Friday, April 26, 2013
Perfect Picture Book Friday: Love Twelve Miles Long
Title: Love Twelve Miles Long
Author: Glenda Armand
Illustrator: Colin Bootman
Publisher: Lee& Low Books, Nov 1, 2011
Theme: Biography, African/African American Interest, Childhood Experiences/Memories, Dreams & Aspirations, Family Traditions, Heroism, Historical Interest, Mothers, Overcoming Obstacles, Religion/Spiritual, Self Esteem/Identity, Slavery, United States History
Age: 6 and up
Opening: This was a special night. Mama had come to visit, and Fredrick's stomach was full of the sweet ginger cake she had brought him.
It's late at night, and Frederick's mother has traveled twelve miles to visit him. When Frederick asks Mama how she can walk so far, Mama recounts her journey mile by mile. Every step of the way is special, as it brings them closer together; and Mama passes the time by remembering, listening, praying, singing, and more. Set on a plantation in 1820s Maryland, this story based on the life of young Frederick Douglass shows the power of his mother's love.

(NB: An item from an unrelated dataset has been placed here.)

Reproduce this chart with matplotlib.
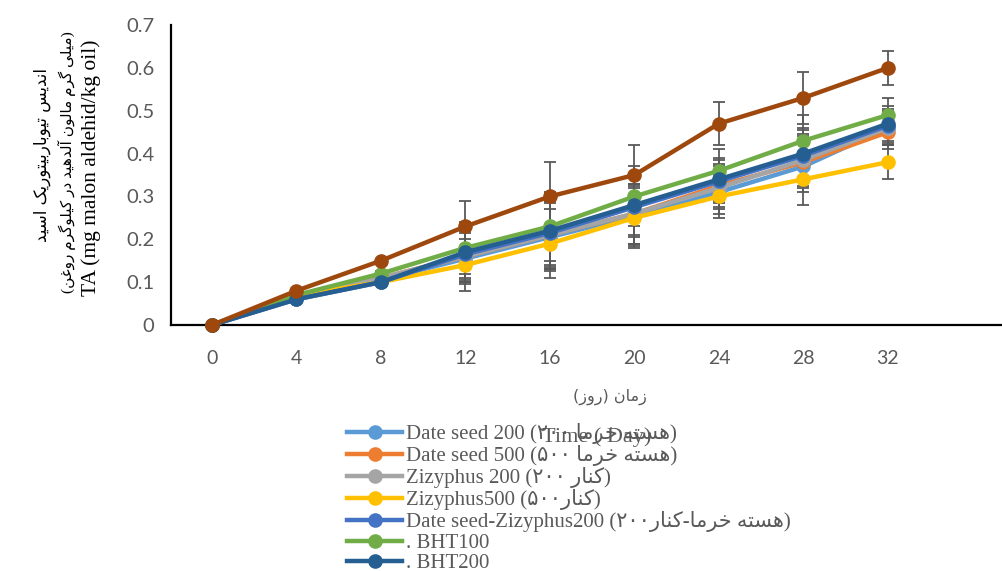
import matplotlib
matplotlib.use("Agg")
import matplotlib.pyplot as plt
from matplotlib.lines import Line2D

# ---------------- data ----------------
days = [0, 4, 8, 12, 16, 20, 24, 28, 32]
date_seed_200 = [0, 0.065, 0.105, 0.155, 0.205, 0.255, 0.31, 0.37, 0.46]
date_seed_500 = [0, 0.07, 0.11, 0.16, 0.21, 0.26, 0.325, 0.38, 0.45]
zizyphus_200 = [0, 0.065, 0.11, 0.16, 0.21, 0.26, 0.32, 0.385, 0.46]
zizyphus_500 = [0, 0.07, 0.10, 0.14, 0.19, 0.25, 0.30, 0.34, 0.38]
ds_ziz_200 = [0, 0.06, 0.10, 0.165, 0.215, 0.275, 0.335, 0.395, 0.465]
bht_100 = [0, 0.07, 0.12, 0.18, 0.23, 0.30, 0.36, 0.43, 0.49]
bht_200 = [0, 0.06, 0.10, 0.17, 0.22, 0.28, 0.34, 0.40, 0.47]
control = [0, 0.08, 0.15, 0.23, 0.30, 0.35, 0.47, 0.53, 0.60]
error = [0, 0.005, 0.005, 0.06, 0.08, 0.07, 0.05, 0.06, 0.04]

# ---------------- simple Persian shaping ----------------
FORMS = {  # isolated, final, initial, medial
    'ا': ('\uFE8D', '\uFE8E', None, None),
    'آ': ('\uFE81', '\uFE82', None, None),
    'ب': ('\uFE8F', '\uFE90', '\uFE91', '\uFE92'),
    'ت': ('\uFE95', '\uFE96', '\uFE97', '\uFE98'),
    'خ': ('\uFEA5', '\uFEA6', '\uFEA7', '\uFEA8'),
    'د': ('\uFEA9', '\uFEAA', None, None),
    'ر': ('\uFEAD', '\uFEAE', None, None),
    'ز': ('\uFEAF', '\uFEB0', None, None),
    'س': ('\uFEB1', '\uFEB2', '\uFEB3', '\uFEB4'),
    'غ': ('\uFECD', '\uFECE', '\uFECF', '\uFED0'),
    'ل': ('\uFEDD', '\uFEDE', '\uFEDF', '\uFEE0'),
    'م': ('\uFEE1', '\uFEE2', '\uFEE3', '\uFEE4'),
    'ن': ('\uFEE5', '\uFEE6', '\uFEE7', '\uFEE8'),
    'ه': ('\uFEE9', '\uFEEA', '\uFEEB', '\uFEEC'),
    'و': ('\uFEED', '\uFEEE', None, None),
    'ک': ('\uFB8E', '\uFB8F', '\uFB90', '\uFB91'),
    'گ': ('\uFB92', '\uFB93', '\uFB94', '\uFB95'),
    'ی': ('\uFBFC', '\uFBFD', '\uFBFE', '\uFBFF'),
}


def shape(s):
    out = []
    for i, ch in enumerate(s):
        if ch not in FORMS:
            out.append(ch)
            continue
        prev = s[i - 1] if i > 0 else ''
        nxt = s[i + 1] if i + 1 < len(s) else ''
        pc = prev in FORMS and FORMS[prev][2] is not None
        nc = FORMS[ch][2] is not None and nxt in FORMS
        f = FORMS[ch]
        if pc and nc:
            out.append(f[3])
        elif pc:
            out.append(f[1])
        elif nc:
            out.append(f[2])
        else:
            out.append(f[0])
    return ''.join(out)


def rtl(s):
    """logical Persian text -> visual left-to-right string"""
    v = shape(s)[::-1]
    v = v.translate(str.maketrans({'(': ')', ')': '('}))
    # re-reverse digit runs
    res, run = [], []
    for ch in v:
        if '\u06F0' <= ch <= '\u06F9' or ch.isdigit():
            run.append(ch)
        else:
            if run:
                res.extend(run[::-1]); run = []
            res.append(ch)
    if run:
        res.extend(run[::-1])
    return ''.join(res)


labels = [
    "Date seed 200 " + rtl("(هسته خرما ۲۰۰)"),
    "Date seed 500 " + rtl("(هسته خرما ۵۰۰)"),
    "Zizyphus 200 " + rtl("(کنار ۲۰۰)"),
    "Zizyphus500 " + rtl("(کنار۵۰۰)"),
    "Date seed-Zizyphus200 " + rtl("(هسته خرما-کنار۲۰۰)"),
    ". BHT100",
    ". BHT200",
]
series = [date_seed_200, date_seed_500, zizyphus_200, zizyphus_500,
          ds_ziz_200, bht_100, bht_200, control]
colors = ['#5B9BD5', '#ED7D31', '#A5A5A5', '#FFC000', '#4472C4',
          '#70AD47', '#255E91', '#9E480E']

y_title_fa1 = rtl("اندیس تیوباربیتوریک اسید")
y_title_fa2 = rtl("(میلی گرم مالون آلدهید در کیلوگرم روغن)")
y_title_en = "TA (mg malon aldehid/kg oil)"
x_title_fa = rtl("زمان (روز)")
x_title_en = "Time ( Day)"

# ---------------- figure ----------------
fig = plt.figure(figsize=(10.02, 5.71), dpi=100)
ax = fig.add_axes([171 / 1002, 1 - 325 / 571, 1 - 171 / 1002, 300 / 571])

gray = '#595959'
for i, (vals, c) in enumerate(zip(series, colors)):
    ax.errorbar(days, vals, yerr=error, fmt='none', ecolor=gray,
                elinewidth=1.3, capsize=4.5, capthick=1.3, zorder=2 + i * 0.01,
                clip_on=False)
for i, (vals, c) in enumerate(zip(series, colors)):
    ax.plot(days, vals, color=c, lw=3.2, marker='o', ms=9.5,
            zorder=3 + i * 0.01, clip_on=False)

ax.set_xlim(-1.94, 37.4)
ax.set_ylim(0, 0.7)
ax.set_xticks(days)
ax.set_yticks([0, 0.1, 0.2, 0.3, 0.4, 0.5, 0.6, 0.7])
ax.set_yticklabels(['0', '0.1', '0.2', '0.3', '0.4', '0.5', '0.6', '0.7'])
for s in ['top', 'right']:
    ax.spines[s].set_visible(False)
for s in ['left', 'bottom']:
    ax.spines[s].set_linewidth(1.6)
    ax.spines[s].set_color('black')
ax.tick_params(axis='both', length=0, colors=gray)
ax.tick_params(axis='y', pad=12)
ax.tick_params(axis='x', pad=18)
for t in ax.get_yticklabels():
    t.set_fontfamily(['Lato', 'DejaVu Sans'])
    t.set_fontsize(14.5)
for t in ax.get_xticklabels():
    t.set_fontfamily(['Liberation Sans Narrow', 'Lato', 'DejaVu Sans'])
    t.set_fontsize(14)

# axis titles
fig.text(42 / 1002, 1 - 155 / 571, y_title_fa1, rotation=90, ha='center', va='center',
         fontsize=12, family=['DejaVu Sans'], color='black')
fig.text(67 / 1002, 1 - 162 / 571, y_title_fa2, rotation=90, ha='center', va='center',
         fontsize=11, family=['Liberation Serif', 'DejaVu Sans'], color='black')
fig.text(91 / 1002, 1 - 168 / 571, y_title_en, rotation=90, ha='center', va='center',
         fontsize=15.5, family=['Liberation Serif'], color='black')
fig.text(610 / 1002, 1 - 397 / 571, x_title_fa, ha='center', va='center',
         fontsize=11.5, family=['DejaVu Sans'], color=gray)
fig.text(597 / 1002, 1 - 437 / 571, x_title_en, ha='center', va='center',
         fontsize=16, family=['Liberation Serif'], color=gray, zorder=5)

leg_handles = [Line2D([0], [0], color=c, lw=3.2, marker='o', ms=9.5) for c in colors[:7]]
leg = fig.legend(leg_handles, labels, loc='upper left',
                 bbox_to_anchor=(347 / 1002, 1 - 423 / 571), frameon=False,
                 prop={'family': ['Liberation Serif', 'DejaVu Sans'], 'size': 15},
                 labelcolor=gray, handlelength=2.65, handletextpad=0.2,
                 labelspacing=0.05, borderpad=0, borderaxespad=0)

fig.savefig('out.png', dpi=100)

Social Studies for Kids: Fredrick Douglass
A printable instant book about Fredrick Douglass
Discussion topics: Fredrick Douglass' mother thought about something special for each mile she walked. Discuss with children what each mile represented. Then ask your child(ren) to discuss what they'd think about during a twelve mile walk.
Why I like the Book:
I remember when I was a child, my mom told me the story of Fredrick Douglass and the story of his mother, of how she traveled 12 miles late at night just to see her son. I remember being in awe of his mother. Twelve miles seemed like forever walking to me. But she did it despite working hard all day, being tired, aching back and feet. The way Glenda Armand tells this story is simply beautiful and enchanting. Each mile represents how Fredrick Douglass' mother spends her time to get to him. Starting from the first mile which is for forgetting, forgetting how tired she is, forgetting her aches and pains, forgetting that she has worked all day and has to return to work at sunrise. Slowly she goes from forgetting to remembering, listening, looking up, wondering about God, praying, singing, smiling, giving thanks, hoping, dreaming, and the final mile being, love. Her short and sweet moments with Fredrick Douglass was a great lesson for him then and still a great lesson for us today. Love is a very powerful emotion. History proved it. Fredrick Douglass took his mother's love, hope, dreams and lessons and became a great man in both US and African American history.